What is expected - Copy the listing below in full and skip every picture.

***

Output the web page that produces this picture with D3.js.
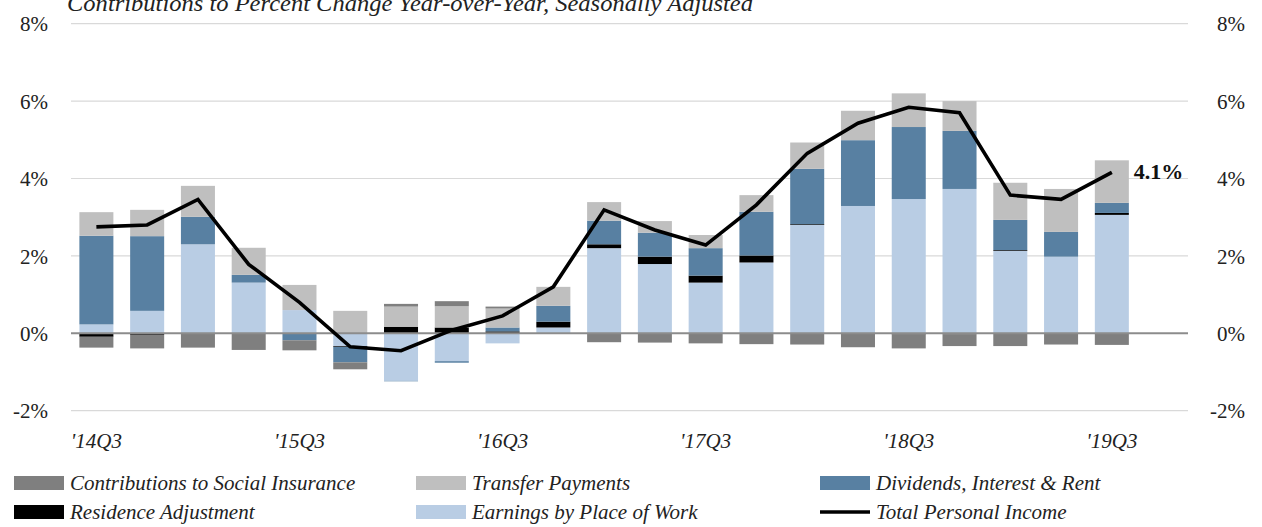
<!DOCTYPE html>
<html><head><meta charset="utf-8">
<script src="https://cdn.jsdelivr.net/npm/d3@7"></script>
<style>
html,body{margin:0;padding:0;background:#fff;}
svg{display:block;font-family:"Liberation Serif","DejaVu Serif",serif;}
</style></head>
<body><svg id="c" width="1262" height="527"></svg>
<script>
const quarters = ["'14Q3","'14Q4","'15Q1","'15Q2","'15Q3","'15Q4","'16Q1","'16Q2","'16Q3","'16Q4","'17Q1","'17Q2","'17Q3","'17Q4","'18Q1","'18Q2","'18Q3","'18Q4","'19Q1","'19Q2","'19Q3"];
const earnings      = [0.23,0.58,2.30,1.31,0.60,-0.33,-1.23,-0.72,-0.26,0.15,2.20,1.79,1.31,1.83,2.80,3.29,3.47,3.73,2.13,1.98,3.06];
const residence     = [-0.09,-0.04,-0.01,0.00,0.00,-0.02,0.17,0.15,0.05,0.15,0.10,0.19,0.18,0.18,0.02,0.00,-0.03,-0.02,0.02,0.00,0.05];
const dividends     = [2.29,1.93,0.71,0.20,-0.18,-0.40,-0.01,-0.04,0.10,0.41,0.61,0.62,0.71,1.13,1.43,1.70,1.86,1.50,0.78,0.64,0.26];
const transfers     = [0.61,0.68,0.80,0.70,0.65,0.58,0.52,0.55,0.49,0.49,0.48,0.30,0.34,0.43,0.68,0.76,0.87,0.77,0.96,1.11,1.10];
const contributions = [-0.28,-0.35,-0.36,-0.43,-0.26,-0.18,0.07,0.13,0.05,0.00,-0.23,-0.24,-0.26,-0.28,-0.29,-0.36,-0.36,-0.31,-0.33,-0.29,-0.30];
const totalIncome   = [2.75,2.80,3.46,1.78,0.80,-0.35,-0.45,0.08,0.45,1.20,3.19,2.67,2.28,3.32,4.65,5.43,5.84,5.70,3.57,3.46,4.16];
const yTicks = [-2,0,2,4,6,8];
const xTickLabels = ["'14Q3","'15Q3","'16Q3","'17Q3","'18Q3","'19Q3"];
const lastLabel = "4.1%";
const title = "Contributions to Percent Change Year-over-Year, Seasonally Adjusted";

const seriesNames = {
  earnings:"Earnings by Place of Work", residence:"Residence Adjustment",
  dividends:"Dividends, Interest & Rent", transfers:"Transfer Payments",
  contributions:"Contributions to Social Insurance", total:"Total Personal Income"
};
const colors = {earnings:"#b9cde4", residence:"#000000", dividends:"#5880a2", transfers:"#bfbfbf", contributions:"#7f7f7f"};

const rows = quarters.map((q,i)=>({q, earnings:earnings[i], residence:residence[i], dividends:dividends[i], transfers:transfers[i], contributions:contributions[i], total:totalIncome[i]}));
const keys = ["earnings","residence","dividends","transfers","contributions"];

const svg = d3.select("#c");
const L = 71, R = 1188, T = 23.7, B = 410.7;
const x = d3.scaleBand().domain([...quarters, "pad"]).range([L, R]).paddingInner(0.33).paddingOuter(0.165);
const y = d3.scaleLinear().domain([-2, 8]).range([B, T]);

// gridlines
svg.append("g").selectAll("line").data(yTicks.filter(t=>t!==0)).join("line")
  .attr("x1", L).attr("x2", R).attr("y1", d=>y(d)).attr("y2", d=>y(d))
  .attr("stroke", "#d9d9d9").attr("stroke-width", 1.2);

// y axes
const fmt = d=>d+"%";
const yl = svg.append("g").attr("transform", `translate(${L-23},0)`)
  .call(d3.axisLeft(y).tickValues(yTicks).tickFormat(fmt).tickSize(0).tickPadding(0));
const yr = svg.append("g").attr("transform", `translate(1245,0)`)
  .call(d3.axisLeft(y).tickValues(yTicks).tickFormat(fmt).tickSize(0).tickPadding(0));
[yl, yr].forEach(g=>{
  g.select(".domain").remove();
  g.selectAll("text").attr("font-size", 21).attr("fill", "#222").attr("font-family", "Liberation Serif, serif").attr("dy","0.34em");
});

// stacked bars
const stack = d3.stack().keys(keys).offset(d3.stackOffsetDiverging)(rows);
svg.append("g").selectAll("g").data(stack).join("g")
  .attr("fill", d=>colors[d.key])
  .selectAll("rect").data(d=>d).join("rect")
  .attr("x", d=>x(d.data.q)).attr("width", x.bandwidth())
  .attr("y", d=>y(Math.max(d[0],d[1])))
  .attr("height", d=>Math.abs(y(d[0])-y(d[1])));

// zero line
svg.append("line").attr("x1", L).attr("x2", R).attr("y1", y(0)).attr("y2", y(0))
  .attr("stroke", "#8c8c8c").attr("stroke-width", 2);

// x axis labels
const xa = svg.append("g").attr("transform", `translate(0,${B+22})`)
  .call(d3.axisBottom(x).tickValues(xTickLabels).tickSize(0).tickPadding(0));
xa.select(".domain").remove();
xa.selectAll("text").attr("font-size", 21).attr("font-style","italic").attr("fill","#222").attr("font-family","Liberation Serif, serif").attr("dy","0.71em");

// total line
const line = d3.line().x(d=>x(d.q)+x.bandwidth()/2).y(d=>y(d.total));
svg.append("path").datum(rows).attr("d", line).attr("fill","none")
  .attr("stroke","#000").attr("stroke-width",3.6).attr("stroke-linejoin","miter");

// last value label
const lastRow = rows[rows.length-1];
svg.append("text").attr("x", x(lastRow.q)+x.bandwidth()+5).attr("y", y(lastRow.total)+7)
  .attr("font-size", 22).attr("font-weight","bold").attr("fill","#111").text(lastLabel);

// title
svg.append("text").attr("x", 67).attr("y", 11).attr("font-size", 23).attr("font-style","italic")
  .attr("fill","#222").attr("textLength", 686).attr("lengthAdjust","spacingAndGlyphs").text(title);

// legend
const legendItems = [
  {k:"contributions", col:0, row:0}, {k:"transfers", col:1, row:0}, {k:"dividends", col:2, row:0},
  {k:"residence", col:0, row:1}, {k:"earnings", col:1, row:1}, {k:"total", col:2, row:1}
];
const colX = [14, 416, 820], rowY = [483, 512];
const lg = svg.append("g").selectAll("g").data(legendItems).join("g")
  .attr("transform", d=>`translate(${colX[d.col]},${rowY[d.row]})`);
lg.each(function(d){
  const g = d3.select(this);
  if (d.k === "total") {
    g.append("line").attr("x1",0).attr("x2",50).attr("y1",0).attr("y2",0).attr("stroke","#000").attr("stroke-width",3.6);
  } else {
    g.append("rect").attr("x",0).attr("y",-7).attr("width",50).attr("height",14).attr("fill",colors[d.k]);
  }
  g.append("text").attr("x",56).attr("y",0).attr("dy","0.34em").attr("font-size",21).attr("font-style","italic")
    .attr("fill","#222").text(seriesNames[d.k]);
});
</script></body></html>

***

The reply -
Output the web page that produces this picture with D3.js.
<!DOCTYPE html>
<html><head><meta charset="utf-8">
<script src="https://cdn.jsdelivr.net/npm/d3@7"></script>
<style>
html,body{margin:0;padding:0;background:#fff;}
svg{display:block;font-family:"Liberation Serif","DejaVu Serif",serif;}
</style></head>
<body><svg id="c" width="1262" height="527"></svg>
<script>
const quarters = ["'14Q3","'14Q4","'15Q1","'15Q2","'15Q3","'15Q4","'16Q1","'16Q2","'16Q3","'16Q4","'17Q1","'17Q2","'17Q3","'17Q4","'18Q1","'18Q2","'18Q3","'18Q4","'19Q1","'19Q2","'19Q3"];
const earnings      = [0.23,0.58,2.30,1.31,0.60,-0.33,-1.23,-0.72,-0.26,0.15,2.20,1.79,1.31,1.83,2.80,3.29,3.47,3.73,2.13,1.98,3.06];
const residence     = [-0.09,-0.04,-0.01,0.00,0.00,-0.02,0.17,0.15,0.05,0.15,0.10,0.19,0.18,0.18,0.02,0.00,-0.03,-0.02,0.02,0.00,0.05];
const dividends     = [2.29,1.93,0.71,0.20,-0.18,-0.40,-0.01,-0.04,0.10,0.41,0.61,0.62,0.71,1.13,1.43,1.70,1.86,1.50,0.78,0.64,0.26];
const transfers     = [0.61,0.68,0.80,0.70,0.65,0.58,0.52,0.55,0.49,0.49,0.48,0.30,0.34,0.43,0.68,0.76,0.87,0.77,0.96,1.11,1.10];
const contributions = [-0.28,-0.35,-0.36,-0.43,-0.26,-0.18,0.07,0.13,0.05,0.00,-0.23,-0.24,-0.26,-0.28,-0.29,-0.36,-0.36,-0.31,-0.33,-0.29,-0.30];
const totalIncome   = [2.75,2.80,3.46,1.78,0.80,-0.35,-0.45,0.08,0.45,1.20,3.19,2.67,2.28,3.32,4.65,5.43,5.84,5.70,3.57,3.46,4.16];
const yTicks = [-2,0,2,4,6,8];
const xTickLabels = ["'14Q3","'15Q3","'16Q3","'17Q3","'18Q3","'19Q3"];
const lastLabel = "4.1%";
const title = "Contributions to Percent Change Year-over-Year, Seasonally Adjusted";

const seriesNames = {
  earnings:"Earnings by Place of Work", residence:"Residence Adjustment",
  dividends:"Dividends, Interest & Rent", transfers:"Transfer Payments",
  contributions:"Contributions to Social Insurance", total:"Total Personal Income"
};
const colors = {earnings:"#b9cde4", residence:"#000000", dividends:"#5880a2", transfers:"#bfbfbf", contributions:"#7f7f7f"};

const rows = quarters.map((q,i)=>({q, earnings:earnings[i], residence:residence[i], dividends:dividends[i], transfers:transfers[i], contributions:contributions[i], total:totalIncome[i]}));
const keys = ["earnings","residence","dividends","transfers","contributions"];

const svg = d3.select("#c");
const L = 71, R = 1188, T = 23.7, B = 410.7;
const x = d3.scaleBand().domain([...quarters, "pad"]).range([L, R]).paddingInner(0.33).paddingOuter(0.165);
const y = d3.scaleLinear().domain([-2, 8]).range([B, T]);

// gridlines
svg.append("g").selectAll("line").data(yTicks.filter(t=>t!==0)).join("line")
  .attr("x1", L).attr("x2", R).attr("y1", d=>y(d)).attr("y2", d=>y(d))
  .attr("stroke", "#d9d9d9").attr("stroke-width", 1.2);

// y axes
const fmt = d=>d+"%";
const yl = svg.append("g").attr("transform", `translate(${L-23},0)`)
  .call(d3.axisLeft(y).tickValues(yTicks).tickFormat(fmt).tickSize(0).tickPadding(0));
const yr = svg.append("g").attr("transform", `translate(1245,0)`)
  .call(d3.axisLeft(y).tickValues(yTicks).tickFormat(fmt).tickSize(0).tickPadding(0));
[yl, yr].forEach(g=>{
  g.select(".domain").remove();
  g.selectAll("text").attr("font-size", 21).attr("fill", "#222").attr("font-family", "Liberation Serif, serif").attr("dy","0.34em");
});

// stacked bars
const stack = d3.stack().keys(keys).offset(d3.stackOffsetDiverging)(rows);
svg.append("g").selectAll("g").data(stack).join("g")
  .attr("fill", d=>colors[d.key])
  .selectAll("rect").data(d=>d).join("rect")
  .attr("x", d=>x(d.data.q)).attr("width", x.bandwidth())
  .attr("y", d=>y(Math.max(d[0],d[1])))
  .attr("height", d=>Math.abs(y(d[0])-y(d[1])));

// zero line
svg.append("line").attr("x1", L).attr("x2", R).attr("y1", y(0)).attr("y2", y(0))
  .attr("stroke", "#8c8c8c").attr("stroke-width", 2);

// x axis labels
const xa = svg.append("g").attr("transform", `translate(0,${B+22})`)
  .call(d3.axisBottom(x).tickValues(xTickLabels).tickSize(0).tickPadding(0));
xa.select(".domain").remove();
xa.selectAll("text").attr("font-size", 21).attr("font-style","italic").attr("fill","#222").attr("font-family","Liberation Serif, serif").attr("dy","0.71em");

// total line
const line = d3.line().x(d=>x(d.q)+x.bandwidth()/2).y(d=>y(d.total));
svg.append("path").datum(rows).attr("d", line).attr("fill","none")
  .attr("stroke","#000").attr("stroke-width",3.6).attr("stroke-linejoin","miter");

// last value label
const lastRow = rows[rows.length-1];
svg.append("text").attr("x", x(lastRow.q)+x.bandwidth()+5).attr("y", y(lastRow.total)+7)
  .attr("font-size", 22).attr("font-weight","bold").attr("fill","#111").text(lastLabel);

// title
svg.append("text").attr("x", 67).attr("y", 11).attr("font-size", 23).attr("font-style","italic")
  .attr("fill","#222").attr("textLength", 686).attr("lengthAdjust","spacingAndGlyphs").text(title);

// legend
const legendItems = [
  {k:"contributions", col:0, row:0}, {k:"transfers", col:1, row:0}, {k:"dividends", col:2, row:0},
  {k:"residence", col:0, row:1}, {k:"earnings", col:1, row:1}, {k:"total", col:2, row:1}
];
const colX = [14, 416, 820], rowY = [483, 512];
const lg = svg.append("g").selectAll("g").data(legendItems).join("g")
  .attr("transform", d=>`translate(${colX[d.col]},${rowY[d.row]})`);
lg.each(function(d){
  const g = d3.select(this);
  if (d.k === "total") {
    g.append("line").attr("x1",0).attr("x2",50).attr("y1",0).attr("y2",0).attr("stroke","#000").attr("stroke-width",3.6);
  } else {
    g.append("rect").attr("x",0).attr("y",-7).attr("width",50).attr("height",14).attr("fill",colors[d.k]);
  }
  g.append("text").attr("x",56).attr("y",0).attr("dy","0.34em").attr("font-size",21).attr("font-style","italic")
    .attr("fill","#222").text(seriesNames[d.k]);
});
</script></body></html>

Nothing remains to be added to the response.